▸ Raw data:
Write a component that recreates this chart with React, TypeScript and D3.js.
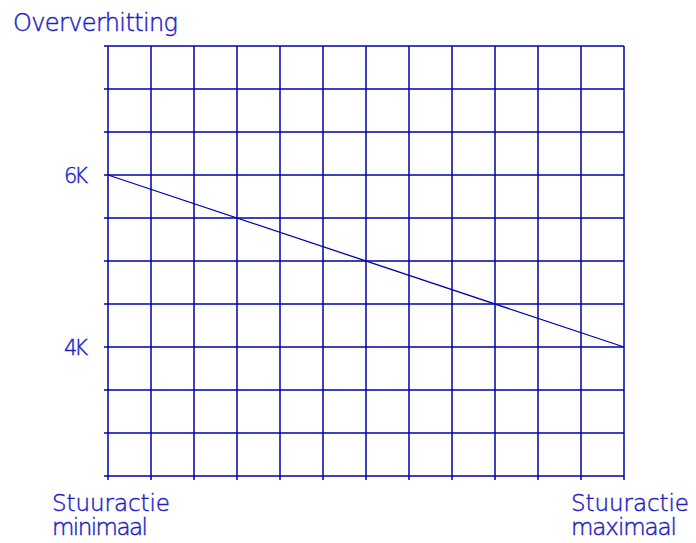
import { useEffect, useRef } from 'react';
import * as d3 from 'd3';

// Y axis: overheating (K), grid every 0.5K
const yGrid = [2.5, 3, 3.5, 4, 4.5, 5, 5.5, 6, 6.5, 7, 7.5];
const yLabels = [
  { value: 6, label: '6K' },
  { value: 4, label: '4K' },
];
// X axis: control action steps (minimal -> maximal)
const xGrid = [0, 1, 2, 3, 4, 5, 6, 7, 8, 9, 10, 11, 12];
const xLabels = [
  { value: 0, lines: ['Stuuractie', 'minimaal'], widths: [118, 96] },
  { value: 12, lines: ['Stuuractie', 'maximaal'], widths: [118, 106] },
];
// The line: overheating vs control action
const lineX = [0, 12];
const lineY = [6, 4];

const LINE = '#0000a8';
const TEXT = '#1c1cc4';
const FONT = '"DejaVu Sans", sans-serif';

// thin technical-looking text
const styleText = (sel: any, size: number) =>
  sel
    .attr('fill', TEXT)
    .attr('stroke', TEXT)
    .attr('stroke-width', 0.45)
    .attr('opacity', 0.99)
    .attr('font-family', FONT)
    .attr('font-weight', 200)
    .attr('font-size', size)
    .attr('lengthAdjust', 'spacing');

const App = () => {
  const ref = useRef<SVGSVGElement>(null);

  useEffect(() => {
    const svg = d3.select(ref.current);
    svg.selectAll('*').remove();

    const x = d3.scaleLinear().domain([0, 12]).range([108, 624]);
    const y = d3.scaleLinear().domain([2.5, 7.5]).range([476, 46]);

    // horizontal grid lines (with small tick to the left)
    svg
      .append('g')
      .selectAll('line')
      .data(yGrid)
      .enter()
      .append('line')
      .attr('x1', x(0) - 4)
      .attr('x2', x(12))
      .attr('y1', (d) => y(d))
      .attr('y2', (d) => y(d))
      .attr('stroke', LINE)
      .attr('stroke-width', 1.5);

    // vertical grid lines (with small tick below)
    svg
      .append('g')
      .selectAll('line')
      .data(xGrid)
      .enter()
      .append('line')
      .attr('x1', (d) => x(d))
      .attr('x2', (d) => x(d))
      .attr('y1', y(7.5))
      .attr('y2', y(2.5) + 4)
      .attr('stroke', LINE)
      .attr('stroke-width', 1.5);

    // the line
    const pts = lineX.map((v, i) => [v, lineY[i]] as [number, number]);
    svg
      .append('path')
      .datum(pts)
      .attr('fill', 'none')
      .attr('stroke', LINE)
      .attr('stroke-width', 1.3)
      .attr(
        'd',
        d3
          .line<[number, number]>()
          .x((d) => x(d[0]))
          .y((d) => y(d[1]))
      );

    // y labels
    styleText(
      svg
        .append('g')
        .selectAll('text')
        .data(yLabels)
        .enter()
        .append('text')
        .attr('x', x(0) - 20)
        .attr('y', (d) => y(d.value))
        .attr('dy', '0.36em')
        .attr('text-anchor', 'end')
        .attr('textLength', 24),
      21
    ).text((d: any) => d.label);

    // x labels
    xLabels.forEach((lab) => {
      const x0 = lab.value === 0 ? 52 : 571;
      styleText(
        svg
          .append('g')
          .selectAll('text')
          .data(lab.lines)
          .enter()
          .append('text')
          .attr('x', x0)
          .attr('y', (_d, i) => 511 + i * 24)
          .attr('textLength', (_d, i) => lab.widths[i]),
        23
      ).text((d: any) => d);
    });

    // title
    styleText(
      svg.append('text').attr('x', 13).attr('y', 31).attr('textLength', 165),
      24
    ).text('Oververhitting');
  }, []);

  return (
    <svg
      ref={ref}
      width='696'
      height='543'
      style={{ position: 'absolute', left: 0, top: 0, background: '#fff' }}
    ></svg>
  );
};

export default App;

▸ Brief: Your task is an exact transcription of all the data, minus the pictures.

▸ Output below:
Write a component that recreates this chart with React, TypeScript and D3.js.
import { useEffect, useRef } from 'react';
import * as d3 from 'd3';

// Y axis: overheating (K), grid every 0.5K
const yGrid = [2.5, 3, 3.5, 4, 4.5, 5, 5.5, 6, 6.5, 7, 7.5];
const yLabels = [
  { value: 6, label: '6K' },
  { value: 4, label: '4K' },
];
// X axis: control action steps (minimal -> maximal)
const xGrid = [0, 1, 2, 3, 4, 5, 6, 7, 8, 9, 10, 11, 12];
const xLabels = [
  { value: 0, lines: ['Stuuractie', 'minimaal'], widths: [118, 96] },
  { value: 12, lines: ['Stuuractie', 'maximaal'], widths: [118, 106] },
];
// The line: overheating vs control action
const lineX = [0, 12];
const lineY = [6, 4];

const LINE = '#0000a8';
const TEXT = '#1c1cc4';
const FONT = '"DejaVu Sans", sans-serif';

// thin technical-looking text
const styleText = (sel: any, size: number) =>
  sel
    .attr('fill', TEXT)
    .attr('stroke', TEXT)
    .attr('stroke-width', 0.45)
    .attr('opacity', 0.99)
    .attr('font-family', FONT)
    .attr('font-weight', 200)
    .attr('font-size', size)
    .attr('lengthAdjust', 'spacing');

const App = () => {
  const ref = useRef<SVGSVGElement>(null);

  useEffect(() => {
    const svg = d3.select(ref.current);
    svg.selectAll('*').remove();

    const x = d3.scaleLinear().domain([0, 12]).range([108, 624]);
    const y = d3.scaleLinear().domain([2.5, 7.5]).range([476, 46]);

    // horizontal grid lines (with small tick to the left)
    svg
      .append('g')
      .selectAll('line')
      .data(yGrid)
      .enter()
      .append('line')
      .attr('x1', x(0) - 4)
      .attr('x2', x(12))
      .attr('y1', (d) => y(d))
      .attr('y2', (d) => y(d))
      .attr('stroke', LINE)
      .attr('stroke-width', 1.5);

    // vertical grid lines (with small tick below)
    svg
      .append('g')
      .selectAll('line')
      .data(xGrid)
      .enter()
      .append('line')
      .attr('x1', (d) => x(d))
      .attr('x2', (d) => x(d))
      .attr('y1', y(7.5))
      .attr('y2', y(2.5) + 4)
      .attr('stroke', LINE)
      .attr('stroke-width', 1.5);

    // the line
    const pts = lineX.map((v, i) => [v, lineY[i]] as [number, number]);
    svg
      .append('path')
      .datum(pts)
      .attr('fill', 'none')
      .attr('stroke', LINE)
      .attr('stroke-width', 1.3)
      .attr(
        'd',
        d3
          .line<[number, number]>()
          .x((d) => x(d[0]))
          .y((d) => y(d[1]))
      );

    // y labels
    styleText(
      svg
        .append('g')
        .selectAll('text')
        .data(yLabels)
        .enter()
        .append('text')
        .attr('x', x(0) - 20)
        .attr('y', (d) => y(d.value))
        .attr('dy', '0.36em')
        .attr('text-anchor', 'end')
        .attr('textLength', 24),
      21
    ).text((d: any) => d.label);

    // x labels
    xLabels.forEach((lab) => {
      const x0 = lab.value === 0 ? 52 : 571;
      styleText(
        svg
          .append('g')
          .selectAll('text')
          .data(lab.lines)
          .enter()
          .append('text')
          .attr('x', x0)
          .attr('y', (_d, i) => 511 + i * 24)
          .attr('textLength', (_d, i) => lab.widths[i]),
        23
      ).text((d: any) => d);
    });

    // title
    styleText(
      svg.append('text').attr('x', 13).attr('y', 31).attr('textLength', 165),
      24
    ).text('Oververhitting');
  }, []);

  return (
    <svg
      ref={ref}
      width='696'
      height='543'
      style={{ position: 'absolute', left: 0, top: 0, background: '#fff' }}
    ></svg>
  );
};

export default App;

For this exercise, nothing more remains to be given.